Childhood Apraxia of Speech: What is it and what does therapy look like?

One of the most common reasons for a parent or pediatrician to refer a child for a speech-language evaluation is because “they’re not talking.”  Many children who begin therapy can gain language quickly and catch up to peers, but for some children, talking does not come as easily.

Childhood Apraxia of Speech refers to a motor speech disorder in which the child knows what they want to say, but has difficulty executing and coordinating the oral movements in order to accurately produce the words. The brain has difficulty planning these movements for speech production.
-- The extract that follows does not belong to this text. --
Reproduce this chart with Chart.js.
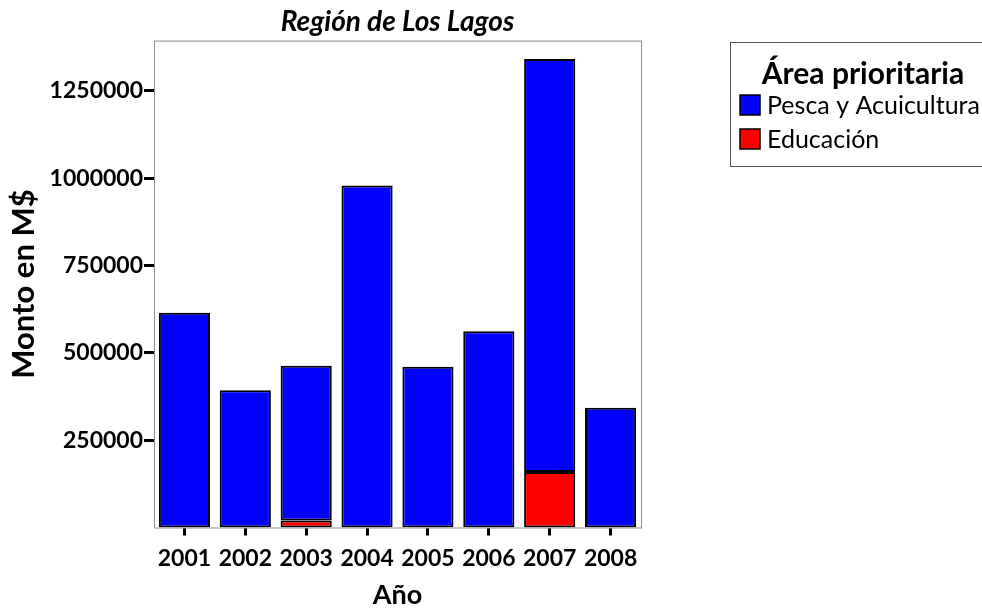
<!DOCTYPE html>
<html lang="es">
<head>
  <meta charset="UTF-8">
  <title>Región de Los Lagos</title>
  <script src="https://cdn.jsdelivr.net/npm/chart.js"></script>
  <style>
    html, body { margin: 0; padding: 0; background: #fff; overflow: hidden; }
    #wrap { width: 982px; height: 611px; }
  </style>
</head>
<body>
  <div id="wrap"><canvas id="chart" width="982" height="611"></canvas></div>
  <script>
    // data
    const years = ['2001', '2002', '2003', '2004', '2005', '2006', '2007', '2008'];
    const pesca = [615000, 393000, 443000, 979000, 460000, 562000, 1182000, 343000];
    const educacion = [null, null, 20000, null, null, null, 159000, null];
    const yTicks = [250000, 500000, 750000, 1000000, 1250000];
    const yMax = 1394000;

    const FONT = 'Lato';

    // plot frame + legend box on the right
    const frameAndLegend = {
      id: 'frameAndLegend',
      afterDraw(chart) {
        const ctx = chart.ctx;
        const a = chart.chartArea;
        ctx.save();
        ctx.strokeStyle = '#8c8c8c';
        ctx.lineWidth = 1;
        ctx.strokeRect(a.left + 0.5, a.top + 0.5, a.right - a.left, a.bottom - a.top);

        // legend
        ctx.strokeStyle = '#555';
        ctx.strokeRect(730.5, 42.5, 300, 124);
        ctx.fillStyle = '#000';
        ctx.textBaseline = 'middle';
        ctx.textAlign = 'center';
        ctx.font = 'bold 30px ' + FONT;
        ctx.fillText('Área prioritaria', 863, 74);

        const items = [chart.data.datasets[1], chart.data.datasets[0]];
        items.forEach((ds, i) => {
          const y = 95 + i * 34;
          ctx.fillStyle = ds.backgroundColor;
          ctx.fillRect(740, y, 20, 20);
          ctx.strokeStyle = '#000';
          ctx.lineWidth = 1.5;
          ctx.strokeRect(740, y, 20, 20);
          ctx.fillStyle = '#000';
          ctx.textAlign = 'left';
          ctx.font = '25px ' + FONT;
          ctx.fillText(ds.label, 767, y + 11);
        });
        ctx.restore();
      }
    };

    function draw() {
      Chart.defaults.color = '#000';
      Chart.defaults.font.family = FONT;

      new Chart(document.getElementById('chart'), {
        type: 'bar',
        data: {
          labels: years,
          datasets: [
            {
              label: 'Educación',
              data: educacion,
              backgroundColor: '#ff0000',
              borderColor: '#000',
              borderWidth: 2,
              borderSkipped: false
            },
            {
              label: 'Pesca y Acuicultura',
              data: pesca,
              backgroundColor: '#0000ff',
              borderColor: '#000',
              borderWidth: 2,
              borderSkipped: false
            }
          ]
        },
        options: {
          responsive: false,
          animation: false,
          layout: { padding: { left: 0, right: 341, top: 0, bottom: 0 } },
          datasets: { bar: { barPercentage: 0.84, categoryPercentage: 1 } },
          plugins: {
            legend: { display: false },
            tooltip: { enabled: false },
            title: {
              display: true,
              text: 'Región de Los Lagos',
              fullSize: false,
              font: { family: FONT, size: 28, weight: 'bold', style: 'italic' },
              padding: { top: 5, bottom: 2 }
            }
          },
          scales: {
            x: {
              stacked: true,
              afterFit(scale) { scale.height = 83.5; },
              grid: {
                offset: false,
                drawOnChartArea: false,
                tickLength: 8,
                tickWidth: 3,
                tickColor: '#000'
              },
              border: { display: false },
              ticks: {
                padding: 9,
                font: { family: FONT, size: 23, weight: 'bold' }
              },
              title: {
                display: true,
                text: 'Año',
                font: { family: FONT, size: 27, weight: 'bold' },
                padding: { top: 2, bottom: 0 }
              }
            },
            y: {
              stacked: true,
              min: 0,
              max: yMax,
              afterFit(scale) { scale.width = 154; },
              afterBuildTicks(scale) {
                scale.ticks = yTicks.map(v => ({ value: v }));
              },
              grid: {
                drawOnChartArea: false,
                tickLength: 10,
                tickWidth: 3,
                tickColor: '#000'
              },
              border: { display: false },
              ticks: {
                padding: 1,
                callback: v => String(v),
                font: { family: FONT, size: 23, weight: 'bold' }
              },
              title: {
                display: true,
                text: 'Monto en M$',
                font: { family: FONT, size: 31, weight: 'bold' },
                padding: { top: 5, bottom: 0 }
              }
            }
          }
        },
        plugins: [frameAndLegend]
      });
    }

    if (document.fonts && document.fonts.load) {
      Promise.all([
        document.fonts.load('bold 23px Lato'),
        document.fonts.load('italic bold 23px Lato'),
        document.fonts.load('23px Lato')
      ]).then(draw, draw);
    } else {
      draw();
    }
  </script>
</body>
</html>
Children with apraxia can vary widely in their presentation of symptoms. The following behaviors may be suggestive of speech motor planning difficulty:

  • a large gap between receptive language (comprehension) and the ability to verbally express thoughts and ideas (expression)
  • speech errors that are atypical rather than developmental in nature
  • vowel distortions
  • difficulty imitating speech modeled by a speaker
  • inconsistency in errors
  • oral groping (mouth movements without speech)
  • choppy speech
  • frustration or withdrawal from tasks which require spoken responses
  • generally reduced quantity of verbalization
  • non-verbal communication substituted for verbal attempts.

Apraxia therapy looks different for every child, depending on their severity and age, and many times it can be confused with other speech challenges. For younger clients or clients who have more significant motor planning difficulty, therapy may include imitation of any vocalizations, long and short vowel and consonant sounds, actions paired with sounds/words, environmental sounds (such as vehicle and animal sounds), and oral movements related to speech.

For older children or children with less significant motor planning difficulty, therapy may include production of multi-syllable words, production of specific consonants in the initial, medial, and final position of words, vowel production, or sequencing multi-word phrases. Varying levels of cueing by the speech-language pathologist will be used to facilitate productions.

Whatever your child’s needs, it is important to locate a licensed speech-language pathologist with experience with apraxia in order to correctly diagnose and treat the speech motor planning disorder.